I soon learned the downsides, though. The biggest one was people’s demeanor. I wasn’t completely naïve, I knew there were some mean people in the world. But my God, some people were terrible. I was always raised to show everyone respect, and to appreciate a working person. Not everyone was taught this lesson, I am still to this day flabbergasted by how rude, nasty, condescending, disrespectful, and obnoxious some people could be. I eventually grew some thick skin and would let rude customers roll off my back, but it still bothered me to some degree, even now working as a waitress when I run around providing the best service possible to sometimes the most demanding customers, only to be tipped very little if anything sometimes. Even some of my classmates have treated me this way when they have come to eat at the bistro that I work at right off of campus.

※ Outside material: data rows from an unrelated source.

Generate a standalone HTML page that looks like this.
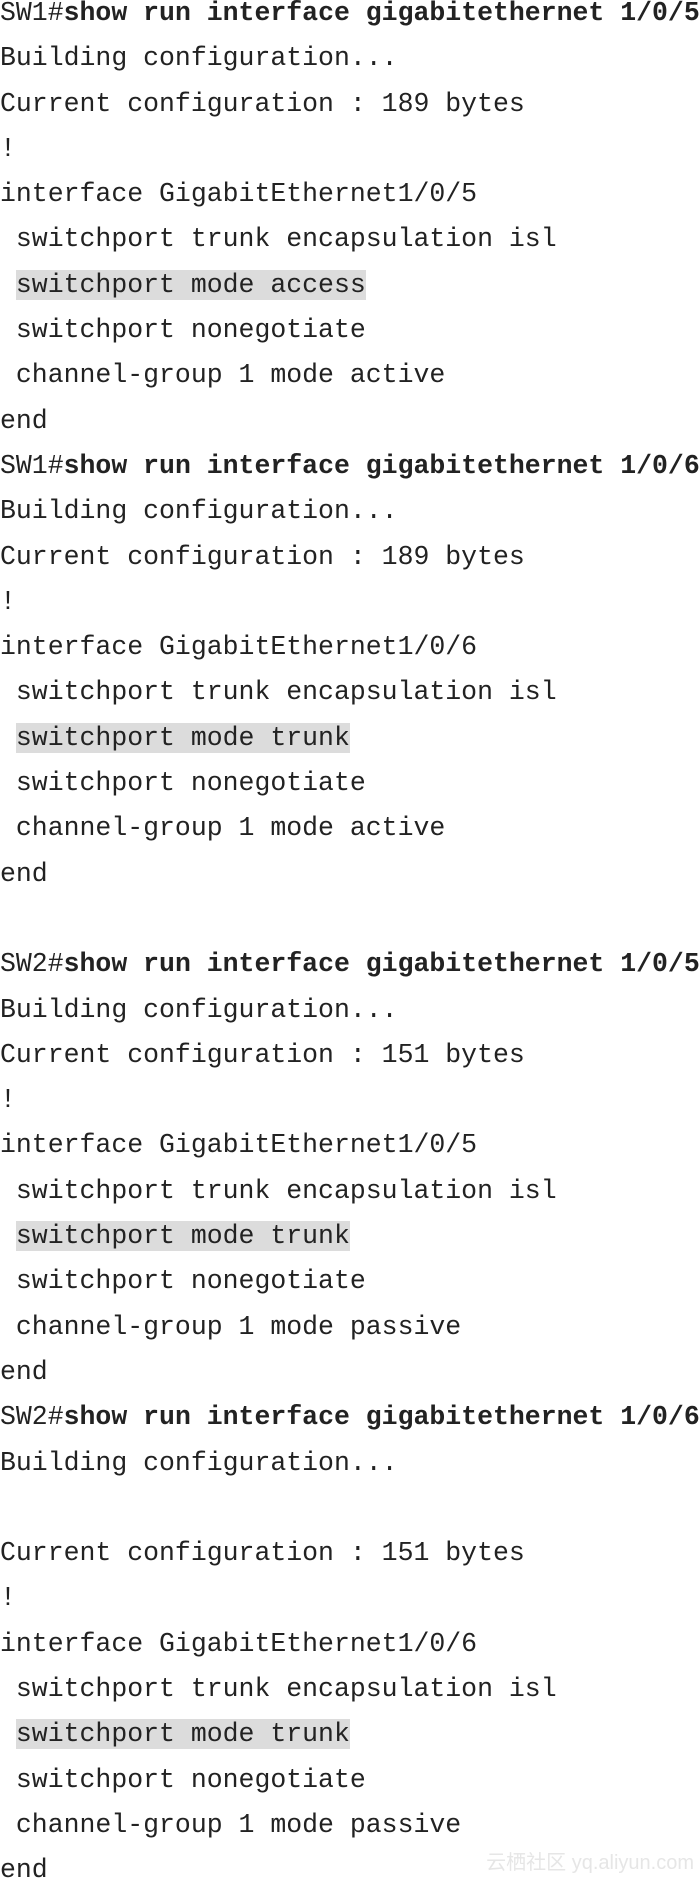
<!DOCTYPE html>
<html><head><meta charset="utf-8"><style>
html,body{margin:0;padding:0;background:#fff;width:700px;height:1879px;overflow:hidden}
pre{margin:0;position:absolute;top:-9px;left:0;font-family:"Liberation Mono",monospace;font-size:26.5px;line-height:45.3px;color:#222;white-space:pre}
b{font-weight:bold}
.h{background:#dcdcdc}
.wm{position:absolute;right:6px;top:1846px;font-family:"Liberation Sans","Noto Sans CJK SC",sans-serif;font-size:20px;color:#e6e6e6}
</style></head><body>
<pre>SW1#<b>show run interface gigabitethernet 1/0/5</b>
Building configuration...
Current configuration : 189 bytes
!
interface GigabitEthernet1/0/5
 switchport trunk encapsulation isl
 <span class="h">switchport mode access</span>
 switchport nonegotiate
 channel-group 1 mode active
end
SW1#<b>show run interface gigabitethernet 1/0/6</b>
Building configuration...
Current configuration : 189 bytes
!
interface GigabitEthernet1/0/6
 switchport trunk encapsulation isl
 <span class="h">switchport mode trunk</span>
 switchport nonegotiate
 channel-group 1 mode active
end

SW2#<b>show run interface gigabitethernet 1/0/5</b>
Building configuration...
Current configuration : 151 bytes
!
interface GigabitEthernet1/0/5
 switchport trunk encapsulation isl
 <span class="h">switchport mode trunk</span>
 switchport nonegotiate
 channel-group 1 mode passive
end
SW2#<b>show run interface gigabitethernet 1/0/6</b>
Building configuration...

Current configuration : 151 bytes
!
interface GigabitEthernet1/0/6
 switchport trunk encapsulation isl
 <span class="h">switchport mode trunk</span>
 switchport nonegotiate
 channel-group 1 mode passive
end</pre>
<div class="wm">云栖社区 yq.aliyun.com</div>
</body></html>
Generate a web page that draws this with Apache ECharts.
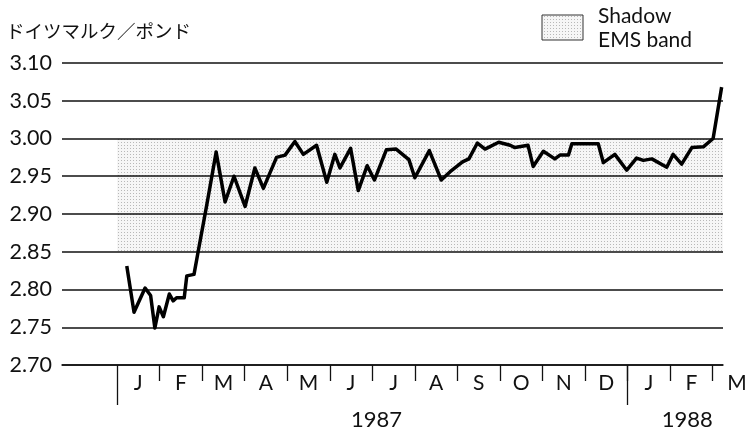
<!DOCTYPE html>
<html><head><meta charset="utf-8">
<script src="https://cdn.jsdelivr.net/npm/echarts@6/dist/echarts.min.js"></script>
<style>html,body{margin:0;padding:0;background:#fff}#c{width:746px;height:432px}</style>
</head><body><div id="c"></div>
<script>
// ---- data ----
const monthLabels = ['J','F','M','A','M','J','J','A','S','O','N','D','J','F','M'];
const yearLabels = ['1987','1988'];
const titleText = 'ドイツマルク／ポンド';
const legendLines = ['Shadow', 'EMS band'];
// time in months since 1 Jan 1987
const monthPos = [0.23,0.40,0.66,0.79,0.89,0.99,1.09,1.23,1.32,1.40,
  1.58,1.64,1.81,1.91,2.11,2.33,2.54,2.75,3.01,3.24,
  3.44,3.75,3.95,4.18,4.38,4.69,4.93,5.12,5.24,5.49,
  5.67,5.88,6.05,6.33,6.56,6.86,7.00,7.34,7.62,7.83,
  8.12,8.27,8.47,8.65,8.97,9.24,9.35,9.66,9.78,10.02,
  10.29,10.41,10.61,10.69,11.31,11.43,11.70,11.98,12.21,12.37,
  12.57,12.92,13.07,13.27,13.51,13.78,14.01,14.21];
// DM per pound
const rate = [2.831,2.770,2.802,2.792,2.749,2.777,2.764,2.794,2.785,2.789,
  2.789,2.818,2.820,2.851,2.912,2.982,2.916,2.950,2.910,2.961,
  2.934,2.975,2.978,2.996,2.979,2.991,2.942,2.979,2.961,2.987,
  2.931,2.964,2.945,2.985,2.986,2.972,2.948,2.984,2.945,2.956,
  2.969,2.973,2.994,2.986,2.995,2.991,2.988,2.991,2.963,2.983,
  2.973,2.978,2.978,2.993,2.993,2.968,2.979,2.958,2.974,2.971,
  2.973,2.962,2.979,2.966,2.988,2.989,3.000,3.068];
const bandLow = 2.85, bandHigh = 3.00;
const yMin = 2.70, yMax = 3.10, yStep = 0.05;

// ---- layout ----
const xMin = -1.2926, xMax = 14.242;
const FONT = 'Lato';
const INK = '#111';

function dots(){
  const c = document.createElement('canvas'); c.width = 3; c.height = 3;
  const g = c.getContext('2d');
  g.fillStyle = '#f6f6f6'; g.fillRect(0,0,3,3);
  g.fillStyle = '#b8b8b8'; g.fillRect(1,1,1,1);
  return {image: c, repeat: 'repeat'};
}
const pattern = dots();

const tickVals = monthLabels.slice(1).map((_, i) => i + 1);
const labelVals = monthLabels.slice(0, 14).map((_, i) => i + 0.5);

const chart = echarts.init(document.getElementById('c'), null, {renderer: 'canvas'});
chart.setOption({
  animation: false,
  backgroundColor: '#fff',
  title: {text: titleText, left: 6, top: 22, padding: 0,
    textStyle: {fontFamily: 'Noto Sans CJK JP', fontSize: 18.5, fontWeight: 'normal', color: INK}},
  grid: {left: 62, right: 23, top: 63, bottom: 67},
  xAxis: [{
    type: 'value', min: xMin, max: xMax, position: 'bottom', z: 3,
    axisLine: {show: true, lineStyle: {color: INK, width: 1.5}},
    axisTick: {show: true, customValues: tickVals, length: 16, lineStyle: {color: INK, width: 1.3}},
    axisLabel: {customValues: labelVals, formatter: v => monthLabels[Math.floor(v)],
      margin: 8, fontSize: 21, fontFamily: FONT, color: INK},
    splitLine: {show: false}
  }, {
    type: 'value', min: xMin, max: xMax, position: 'bottom', z: 3,
    axisLine: {show: false},
    axisTick: {show: true, customValues: [0, 12], length: 40, lineStyle: {color: INK, width: 1.3}},
    axisLabel: {customValues: [6.1, 13.4], formatter: v => (v < 12 ? yearLabels[0] : yearLabels[1]),
      margin: 44, fontSize: 22, fontFamily: FONT, color: INK},
    splitLine: {show: false}
  }],
  yAxis: {
    type: 'value', min: yMin, max: yMax, interval: yStep, z: 3,
    axisLine: {show: false}, axisTick: {show: false},
    axisLabel: {formatter: v => v.toFixed(2), margin: 10, fontSize: 21.5, fontFamily: FONT, color: INK},
    splitLine: {show: true, lineStyle: {color: INK, width: 1.5}}
  },
  series: [{
    type: 'line', data: [], z: 1, silent: true,
    markArea: {silent: true, itemStyle: {color: pattern},
      data: [[{xAxis: 0, yAxis: bandLow}, {xAxis: xMax, yAxis: bandHigh}]]}
  }, {
    type: 'line', z: 5, symbol: 'none', smooth: false,
    data: monthPos.map((m, i) => [m, rate[i]]),
    lineStyle: {color: '#000', width: 3.5, join: 'round'}
  }]
});

const lastX = chart.convertToPixel({xAxisIndex: 0}, 14.6);
chart.setOption({graphic: [
  {type: 'text', left: lastX - 11, top: 373, z: 10,
    style: {text: monthLabels[14], fontSize: 21, fontFamily: FONT, fill: INK}},
  {type: 'rect', shape: {x: 542, y: 15, width: 41, height: 25}, z: 10,
    style: {fill: pattern, stroke: '#333', lineWidth: 1}},
  {type: 'text', x: 598, y: 16.5, z: 10,
    style: {text: legendLines[0], fontSize: 21, fontFamily: FONT, fill: INK, verticalAlign: 'middle'}},
  {type: 'text', x: 598, y: 40, z: 10,
    style: {text: legendLines[1], fontSize: 21, fontFamily: FONT, fill: INK, verticalAlign: 'middle'}}
]});
</script>
</body></html>
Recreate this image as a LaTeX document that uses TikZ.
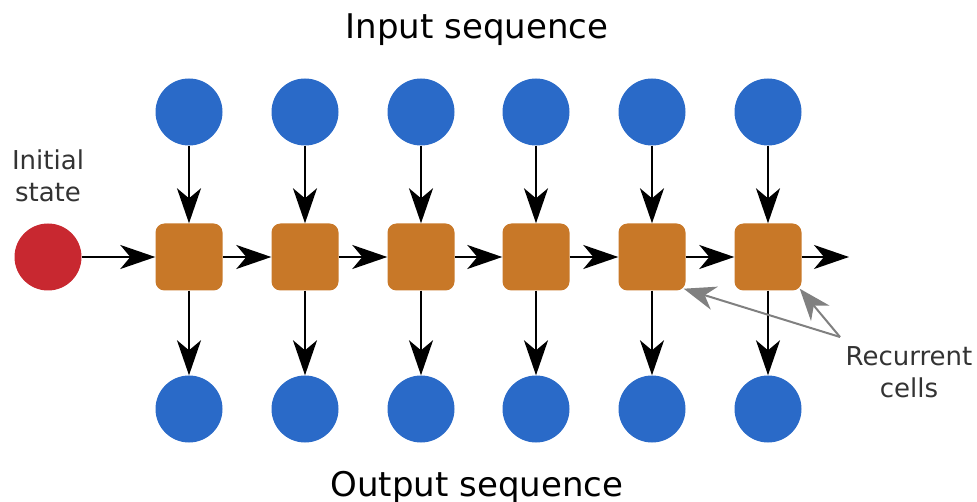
\documentclass[tikz,border=0pt]{standalone}
\usepackage{fontspec}
\setmainfont{DejaVu Sans}
\usetikzlibrary{arrows.meta}
\definecolor{cellblue}{RGB}{42,106,200}
\definecolor{cellorange}{RGB}{200,120,40}
\definecolor{cellred}{RGB}{200,40,48}
\definecolor{labelgray}{RGB}{51,51,51}
\definecolor{pointgray}{RGB}{128,128,128}
\begin{document}
\begin{tikzpicture}[x=1pt,y=-1pt,
  io/.style={circle,fill=cellblue,minimum size=67pt,inner sep=0pt},
  cell/.style={rectangle,rounded corners=9pt,fill=cellorange,minimum size=67pt,inner sep=0pt},
  init/.style={circle,fill=cellred,minimum size=67pt,inner sep=0pt},
  flow/.style={line width=2.2pt,-{Stealth[length=35pt,width=24pt,inset=10pt]}},
  pointer/.style={line width=2pt,draw=pointgray,-{Stealth[length=32pt,width=24pt,inset=10pt]}},
  title/.style={font=\fontsize{34}{40}\selectfont,text=black},
  label/.style={font=\fontsize{26}{32}\selectfont,text=labelgray,align=center}]
\useasboundingbox (0,0) rectangle (977,502);
\node[title] (tin) at (477,30) {Input sequence};
\node[title] (tout) at (477,487) {Output sequence};
\node[label] (tinit) at (48,176) {Initial\\state};
\node[label] (trec) at (909,372) {Recurrent\\cells};
\node[init] (h0) at (48,257) {};
\foreach \i/\x in {1/189,2/305,3/421,4/536,5/652,6/768}{
  \node[io] (x\i) at (\x,112) {};
  \node[cell] (c\i) at (\x,257) {};
  \node[io] (y\i) at (\x,409) {};
  \draw[flow] (x\i) -- (c\i);
  \draw[flow] (c\i) -- (y\i);
}
\draw[flow] (h0) -- (c1);
\foreach \a/\b in {1/2,2/3,3/4,4/5,5/6}{
  \draw[flow] (c\a) -- (c\b);
}
\coordinate (end) at (849,257);
\draw[flow] (c6) -- (end);
\coordinate (pt) at (840,337);
\draw[pointer] (pt) -- ([shift={(-2pt,2pt)}]c5.south east);
\draw[pointer] (pt) -- ([shift={(-2pt,2pt)}]c6.south east);
\end{tikzpicture}
\end{document}
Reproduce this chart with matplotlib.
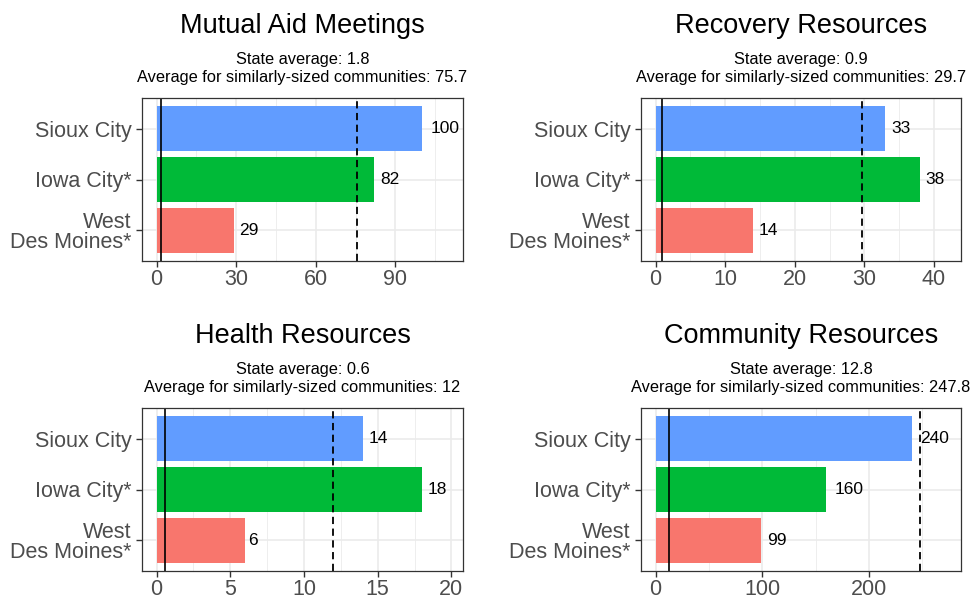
import matplotlib
matplotlib.use("Agg")
import matplotlib.pyplot as plt
from matplotlib.ticker import MultipleLocator

plt.rcParams['font.family'] = ['Liberation Sans', 'DejaVu Sans']

# data (bottom to top order on the y axis)
cities = ["West\nDes Moines*", "Iowa City*", "Sioux City"]
colors = ["#F8766D", "#00BA38", "#619CFF"]
titles = ["Mutual Aid Meetings", "Recovery Resources", "Health Resources", "Community Resources"]
mutual_aid = [29, 82, 100]
recovery = [14, 38, 33]
health = [6, 18, 14]
community = [99, 160, 240]
state_avg = [1.8, 0.9, 0.6, 12.8]
similar_avg = [75.7, 29.7, 12, 247.8]
similar_lbl = ["75.7", "29.7", "12", "247.8"]
major_step = [30, 10, 5, 100]
values = [mutual_aid, recovery, health, community]

W, H = 972, 599
fig = plt.figure(figsize=(W / 100, H / 100), dpi=100)

# panel boxes in pixels: left, top, right, bottom
boxes = [(142, 98, 463, 261), (641, 98, 961, 261),
         (142, 408, 463, 571), (641, 408, 961, 571)]

lab_size = 12.5
for i in range(4):
    l, t, r, b = boxes[i]
    ax = fig.add_axes([l / W, 1 - b / H, (r - l) / W, (b - t) / H])
    vals = values[i]
    top = max(max(vals), similar_avg[i]) * 1.1
    ax.set_xlim(-0.05 * top, top * 1.05)
    ax.set_ylim(0.4, 3.6)
    ax.set_axisbelow(True)
    ax.xaxis.set_major_locator(MultipleLocator(major_step[i]))
    ax.xaxis.set_minor_locator(MultipleLocator(major_step[i] / 2))
    ax.grid(True, which='major', color='#EBEBEB', lw=1.2)
    ax.grid(True, which='minor', axis='x', color='#EBEBEB', lw=0.6)
    ax.barh([1, 2, 3], vals, height=0.9, color=colors)
    ax.axvline(state_avg[i], color='black', lw=1.2)
    ax.axvline(similar_avg[i], color='black', lw=1.3, ls=(0, (4, 2.5)))
    for y, v in zip([1, 2, 3], vals):
        # hjust-like gap: 30% of the label width
        gap = 0.3 * len(str(v)) * 0.556 * lab_size
        ax.annotate(str(v), (v, y), xytext=(gap, 0), textcoords='offset points',
                    va='center', ha='left', fontsize=lab_size, color='black')
    ax.set_yticks([1, 2, 3])
    ax.set_yticklabels(cities, linespacing=0.95)
    ax.tick_params(axis='both', which='major', labelsize=15.5, colors='#333333',
                   labelcolor='#4D4D4D', length=4, width=1)
    ax.tick_params(axis='x', which='minor', length=0)
    ax.tick_params(axis='x', pad=2)
    for s in ax.spines.values():
        s.set_color('#333333')
        s.set_linewidth(0.9)
    cx = (l + r) / 2 / W
    fig.text(cx, 1 - (t - 65) / H, titles[i], ha='center', va='baseline', fontsize=19.5)
    fig.text(cx, 1 - (t - 34) / H, "State average: " + str(state_avg[i]),
             ha='center', va='baseline', fontsize=11.8)
    fig.text(cx, 1 - (t - 16) / H,
             "Average for similarly-sized communities: " + similar_lbl[i],
             ha='center', va='baseline', fontsize=11.8)

fig.savefig("out.png", dpi=100, facecolor='white')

With these experiences, I have become an adamant believer that everyone, especially people my age, work in the customer service or some other job that deals with the public, even if they can afford not to work. The lessons that there are to be learned are critical and would resonate with those who are privileged to not have to work while they’re young. For one, it’ll teach people to be more empathetic and appreciative of others’ hard work. If some of my classmates knew just how exhausting it can be to work on my feet for hours at a time and then come back to my dorm to stay up another few hours to do homework, they would be just a little more respectful when they come into establishments.
They would show more recognition for how some jobs take much more effort than they seem and would be more willing to tip knowing that the tips I receive is all of the money that is actually going into my pocket. They would get over the superiority complex that they hold over people who hold customer service jobs. Just because they are the customer, does not mean they are always right.
Secondly, it will teach them how to deal with different types of people. As college students, we are the future of our society and will be taking over businesses, politics, school systems and other leadership roles. With that said, it is imperative to be able to work with people that come from a different walk of life than you, and having a job that deals with the public will teach someone that.
Lastly, it will give you the ground work experience necessary to efficiently lead. Too many corporations, and establishments hire people who may have book knowledge, but not hands- on knowledge. Not everything can be taught from a book, and those who are in charge who have experience in the ground level can make much better decisions because they have seen for themselves what actually works and can foresee what wouldn’t work.
Working with the public is about more than making money. It teaches you things that you wouldn’t learn otherwise. It can shape your demeanor and interactions with others in a positive way, something that our society needs. I plead to all students to pick up a job just to see what it’s really like and not quit after two weeks just because a customer hurt your feelings. You’ll be glad you did it.